Market News & Insights
3 November 2016

Mark Carney Takes Centre Stage

Today could help us set the tone for how the pound will trade in the coming weeks. Sterling has seen some demand in the past few days rising for a fifth consecutive day to see it set its longest run of gains against the dollar in almost two months. We have a few potential speed bumps for the pound today, starting with a court rule on whether Prime Minister Theresa May can trigger the U.K.’s exit from the European Union without a vote in parliament. May had previously stated that she intended to trigger Article 50 by the end of March which would begin a two year tug of war of negotiations with the EU, a worst case scenario from today’s ruling would be a delay in the process of these negotiations.

Following this court ruling which is scheduled for 10am, focus will turn to the BOE’s policy announcement. Mark Carney will have his job cut out for him here as he and his fellow BOE colleagues defend their action taken since the UK referendum. The headline numbers on the economic data front have held up well since the vote, despite the BOE’s more dire predictions.

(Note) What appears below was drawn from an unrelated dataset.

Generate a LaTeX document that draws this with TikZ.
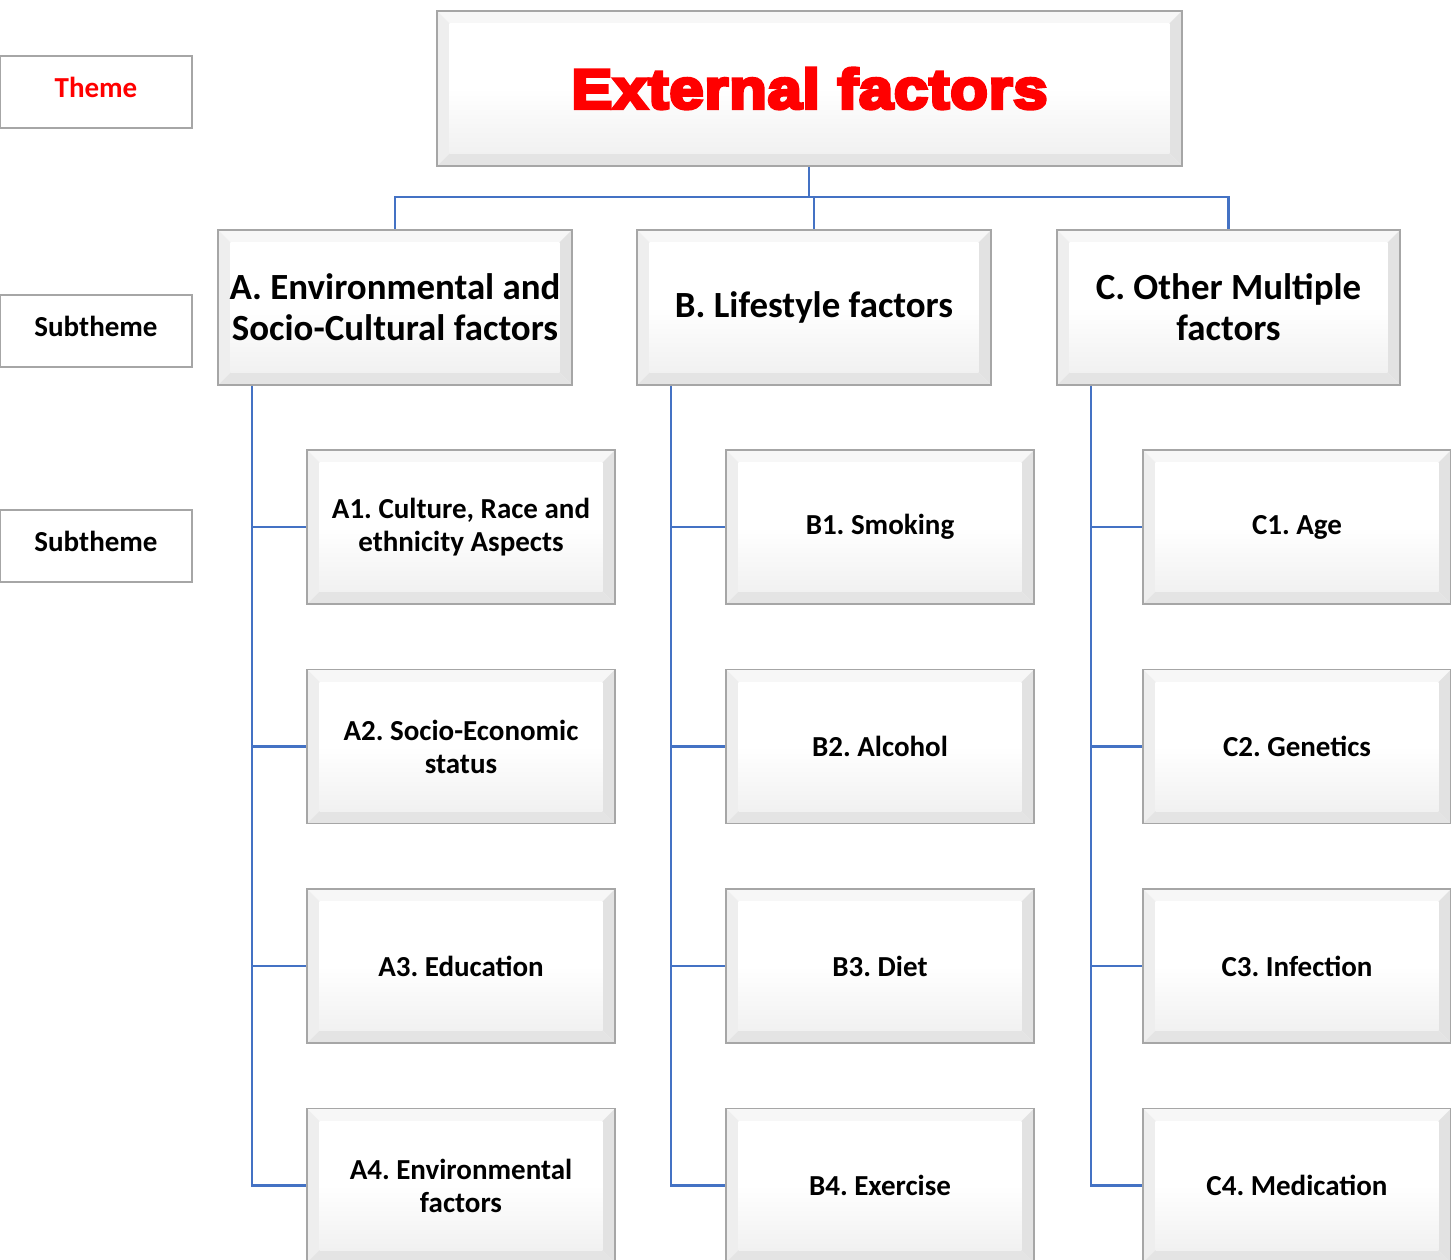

The call for further rate cuts by the BOE will surely also be questioned, particularly on the back of a report by the National Institute of Economic and Social Research which forecasts that inflation will rise sharply and peak at 3.9% in Q3 of next year.

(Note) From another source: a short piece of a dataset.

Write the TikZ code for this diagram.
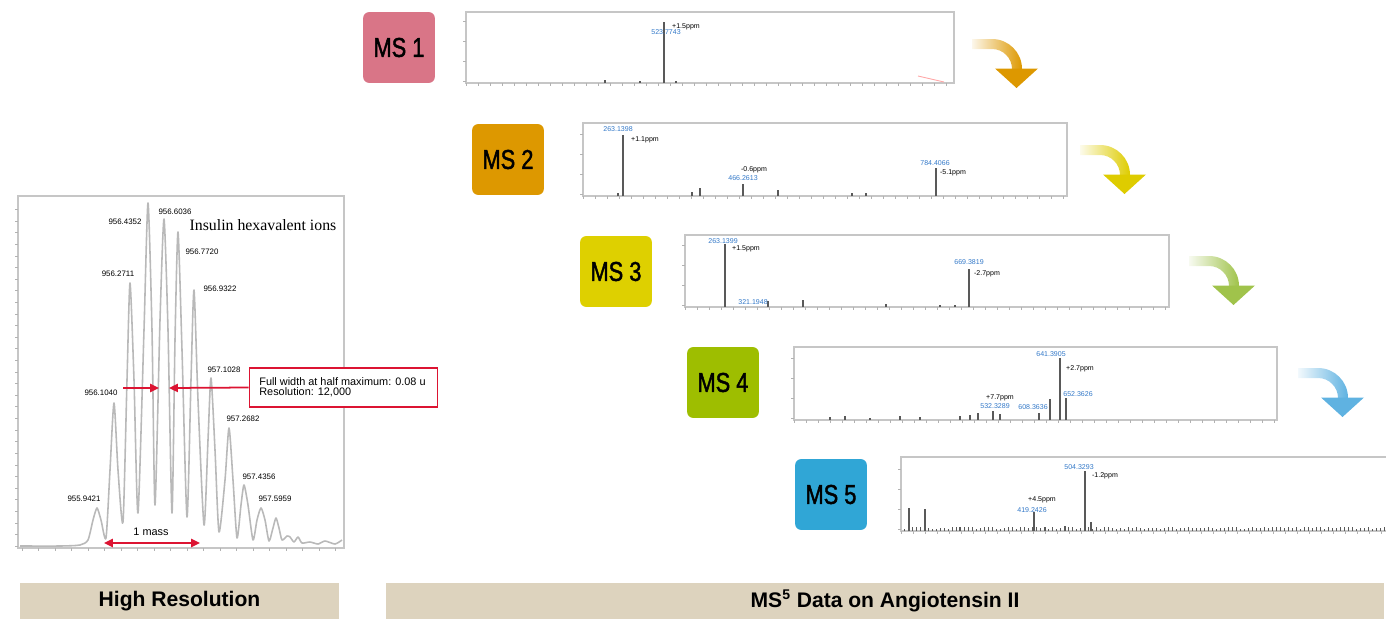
\documentclass[tikz,border=0pt]{standalone}
\usepackage{fontspec}
\setmainfont{Liberation Sans}
\newfontfamily\inslfont{Liberation Serif}
\newfontfamily\msfont[FakeStretch=0.8, FakeBold=1.5]{Liberation Sans}
\usepackage{tikz}
\usetikzlibrary{arrows.meta}
\definecolor{msone}{RGB}{217,117,135}
\definecolor{mstwo}{RGB}{221,152,0}
\definecolor{msthree}{RGB}{222,208,0}
\definecolor{msfour}{RGB}{158,190,0}
\definecolor{msfive}{RGB}{48,166,214}
\definecolor{arrone}{RGB}{221,152,0}
\definecolor{arrtwo}{RGB}{222,204,0}
\definecolor{arrthree}{RGB}{160,195,75}
\definecolor{arrfour}{RGB}{95,178,225}
\definecolor{mzblue}{RGB}{50,120,200}
\definecolor{annred}{RGB}{220,20,50}
\definecolor{barbeige}{RGB}{221,211,190}
\tikzstyle{msbox}=[rounded corners=3.4pt, minimum width=40.8pt, minimum height=40.3pt, inner sep=0pt, font=\msfont\fontsize{15.5}{16}\selectfont]
\tikzstyle{frame}=[draw=gray!45, line width=0.7pt]
\tikzstyle{axis}=[draw=gray!80!black, line width=0.9pt]
\tikzstyle{tick}=[draw=gray!60, line width=0.35pt]
\tikzstyle{peak}=[draw=gray!70!black, line width=0.6pt]
\tikzstyle{trace}=[draw=gray!55, line width=0.9pt, line join=round]
\tikzstyle{mz}=[inner sep=0pt, text=mzblue, font=\fontsize{4}{4.5}\selectfont]
\tikzstyle{ppm}=[inner sep=0pt, font=\fontsize{4}{4.5}\selectfont]
\tikzstyle{isolbl}=[inner sep=0pt, font=\fontsize{4.5}{5}\selectfont]
\tikzstyle{ann}=[draw=annred, line width=1pt]
\tikzstyle{tip}=[-{Triangle[length=5pt,width=4.6pt]}]
\tikzstyle{caption}=[fill=barbeige, inner sep=0pt, minimum height=20.4pt, font=\bfseries\fontsize{12}{14}\selectfont]
\begin{document}
\begin{tikzpicture}[x=0.02cm, y=-0.02cm]
    \useasboundingbox (0,0) rectangle (1386,619);
    % high resolution spectrum
    \draw[frame] (18,196) rectangle (344,548);
    \foreach \j in {0,...,29}
      \draw[tick] (15,{546-11.6*\j}) -- (18,{546-11.6*\j});
    \foreach \i in {0,...,19}
      \draw[tick] ({22+16.5*\i},548) -- ({22+16.5*\i},551);
    \draw[trace] plot[smooth, tension=0.4] coordinates {
      (20,546) (60,546) (80,545) (88,540) (93,520) (97,508) (101,520) (106,538)
      (110,470) (114,403) (118,470) (123,522) (127,380) (130,283) (134,380) (138,513)
      (144,330) (148,203) (152,330) (155,505) (160,320) (164,219) (168,330) (172,513)
      (175,340) (178,232) (182,350) (187,517) (191,380) (194,290) (198,400) (204,525)
      (208,440) (211,378) (215,450) (219,532) (225,480) (229,428) (233,480) (237,538)
      (241,505) (244,485) (248,505) (253,540) (257,520) (261,508) (265,520) (269,541)
      (273,528) (276,518) (279,528) (282,540) (287,536) (290,537) (294,542) (298,537)
      (302,543) (310,542) (318,544) (325,541) (335,544) (342,540)};
    \node[isolbl] (p1) at (84,499) {955.9421};
    \node[isolbl] (p2) at (101,393) {956.1040};
    \node[isolbl] (p3) at (118,274) {956.2711};
    \node[isolbl] (p4) at (125,222) {956.4352};
    \node[isolbl] (p5) at (175,212) {956.6036};
    \node[isolbl] (p6) at (202,252) {956.7720};
    \node[isolbl] (p7) at (220,289) {956.9322};
    \node[isolbl] (p8) at (224,370) {957.1028};
    \node[isolbl] (p9) at (243,419) {957.2682};
    \node[isolbl] (p10) at (259,477) {957.4356};
    \node[isolbl] (p11) at (275,499) {957.5959};
    \node[inner sep=0pt, font=\inslfont\fontsize{9}{10}\selectfont] (ions) at (263,225) {Insulin hexavalent ions};
    % half width and one mass
    \node[ann, fill=white, minimum width=107pt, minimum height=22pt, inner sep=0pt] (fwhm) at (343.5,387.5) {};
    \node[anchor=west, inner sep=0pt, align=left, font=\fontsize{6.2}{5.8}\selectfont] (fwtxt) at (259,387.5)
      {Full width at half maximum: 0.08 u\\Resolution: 12,000};
    \coordinate (hwS) at (123,388);
    \coordinate (hwL) at (159,388);
    \coordinate (hwR) at (169,388);
    \draw[ann, tip] (hwS) -- (hwL);
    \draw[ann, tip] (fwhm.west) -- (hwR);
    \coordinate (m1) at (104,543);
    \coordinate (m2) at (200,543);
    \draw[ann, {Triangle[length=5pt,width=4.6pt]}-{Triangle[length=5pt,width=4.6pt]}] (m1) -- (m2);
    \node[inner sep=0pt, font=\fontsize{6.2}{7}\selectfont] (mass) at (151,532) {1 mass};
    % ms panels
    \foreach \l/\t/\r/\b in {466/12/954/83, 583/123/1067/196, 685/235/1169/307, 794/347/1277/420, 901/457/1392/531}{
      \draw[frame] (\l,\b) rectangle (\r,\t);
      \foreach \i in {0,...,40}
        \draw[tick] ({\l+12*\i},\b) -- ({\l+12*\i},\b+3);
      \foreach \j in {0,...,3}
        \draw[tick] (\l-3,{\b-2-20*\j}) -- (\l,{\b-2-20*\j});
    }
    \foreach \n/\x/\y/\c in {1/363/12/msone, 2/472/124/mstwo, 3/580/236/msthree, 4/687/347/msfour, 5/795/459/msfive}
      \node[msbox, fill=\c] (ms\n) at (\x+36,\y+35.5) {MS \n};
    % MS 1
    \foreach \x/\h in {664/22, 605/80, 640/81, 676/81}
      \draw[peak] (\x,83) -- (\x,\h);
    \draw[red!35, line width=0.5pt] (918,76) -- (944,82);
    \node[mz] (a1) at (666,32) {523.7743};
    \node[ppm] (b1) at (686,27) {+1.5ppm};
    % MS 2
    \foreach \x/\h in {623/135, 743/184, 936/168, 700/188, 778/190, 692/192, 852/193, 866/193, 618/193}
      \draw[peak] (\x,196) -- (\x,\h);
    \node[mz] (a2) at (618,129) {263.1398};
    \node[ppm] (b2) at (645,140) {+1.1ppm};
    \node[ppm] (c2) at (754,170) {-0.6ppm};
    \node[mz] (d2) at (743,178) {466.2613};
    \node[mz] (e2) at (935,163) {784.4066};
    \node[ppm] (f2) at (953,173) {-5.1ppm};
    % MS 3
    \foreach \x/\h in {725/244, 969/269, 768/301, 803/300, 886/304, 940/305, 955/305}
      \draw[peak] (\x,307) -- (\x,\h);
    \draw[peak, line width=1.1pt] (969,307) -- (969,287);
    \node[mz] (a3) at (723,241) {263.1399};
    \node[ppm] (b3) at (746,249) {+1.5ppm};
    \node[mz] (c3) at (969,262) {669.3819};
    \node[ppm] (d3) at (987,274) {-2.7ppm};
    \node[mz] (e3) at (753,302) {321.1948};
    % MS 4
    \foreach \x/\h in {1060/358, 1066/398, 1050/399, 1039/413, 993/411, 978/413, 970/415, 1000/414, 830/417, 845/416, 870/418, 900/416, 920/417, 960/416}
      \draw[peak] (\x,420) -- (\x,\h);
    \node[mz] (a4) at (1051,354) {641.3905};
    \node[ppm] (b4) at (1080,369) {+2.7ppm};
    \node[mz] (c4) at (1078,394) {652.3626};
    \node[mz] (d4) at (1033,407) {608.3636};
    \node[mz] (e4) at (995,406) {532.3289};
    \node[ppm] (f4) at (1000,398) {+7.7ppm};
    % MS 5
    \pgfmathsetseed{7}
    \foreach \x in {904,908,...,1384}
      \draw[peak, line width=0.4pt] (\x,531) -- (\x,{529-2.5*rnd});
    \foreach \x/\h in {1085/471, 1034/512, 909/508, 925/509, 1091/522, 1065/526, 1045/527, 960/527}
      \draw[peak] (\x,531) -- (\x,\h);
    \node[mz] (a5) at (1079,467) {504.3293};
    \node[ppm] (b5) at (1105,476) {-1.2ppm};
    \node[mz] (c5) at (1032,510) {419.2426};
    \node[ppm] (d5) at (1042,500) {+4.5ppm};
    % turning arrows
    \foreach \sx/\ty/\c in {972/39/arrone, 1080/145/arrtwo, 1189/256/arrthree, 1298/368/arrfour}{
      \shade[left color=\c!8, right color=\c] (\sx,\ty) -- (\sx+20,\ty)
        .. controls (\sx+36.6,\ty) and (\sx+50,\ty+13.4) .. (\sx+50,\ty+30)
        -- (\sx+40,\ty+30) .. controls (\sx+40,\ty+19) and (\sx+31,\ty+10) .. (\sx+20,\ty+10)
        -- (\sx,\ty+10) -- cycle;
      \fill[\c] (\sx+23,\ty+29.5) -- (\sx+66,\ty+29.5) -- (\sx+44.5,\ty+49) -- cycle;
    }
    % captions
    \node[caption, minimum width=182pt] (capL) at (179.5,601) {High Resolution};
    \node[caption, minimum width=568pt] (capR) at (885,601) {MS\textsuperscript{5} Data on Angiotensin II};
\end{tikzpicture}
\end{document}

The BOE aren’t the only central bank with economic policy issues. The Fed last night stated that the case for an increase in rates has “continued to strengthen” but decided for the time being, to wait for “some further evidence of continued progress”. While a December rate hike still seems the most likely with markets overnight increasing the probability for a hike to 72%, we can’t rule out the prospect of a delay here if the US elections go in favor of Trump. Tomorrow’s Non farms will also give us a better indication of how the US economy is set for a hike.

Today we have other economic data out from the UK in the form of Services PMI, the PMI figures have been very resilient since the June referendum. Then this afternoon we have the BOE inflation Report along with monetary policy decisions which are expected to remain unchanged. Finally then we have ISM Non-Manufacturing PMI and Factory orders for the US.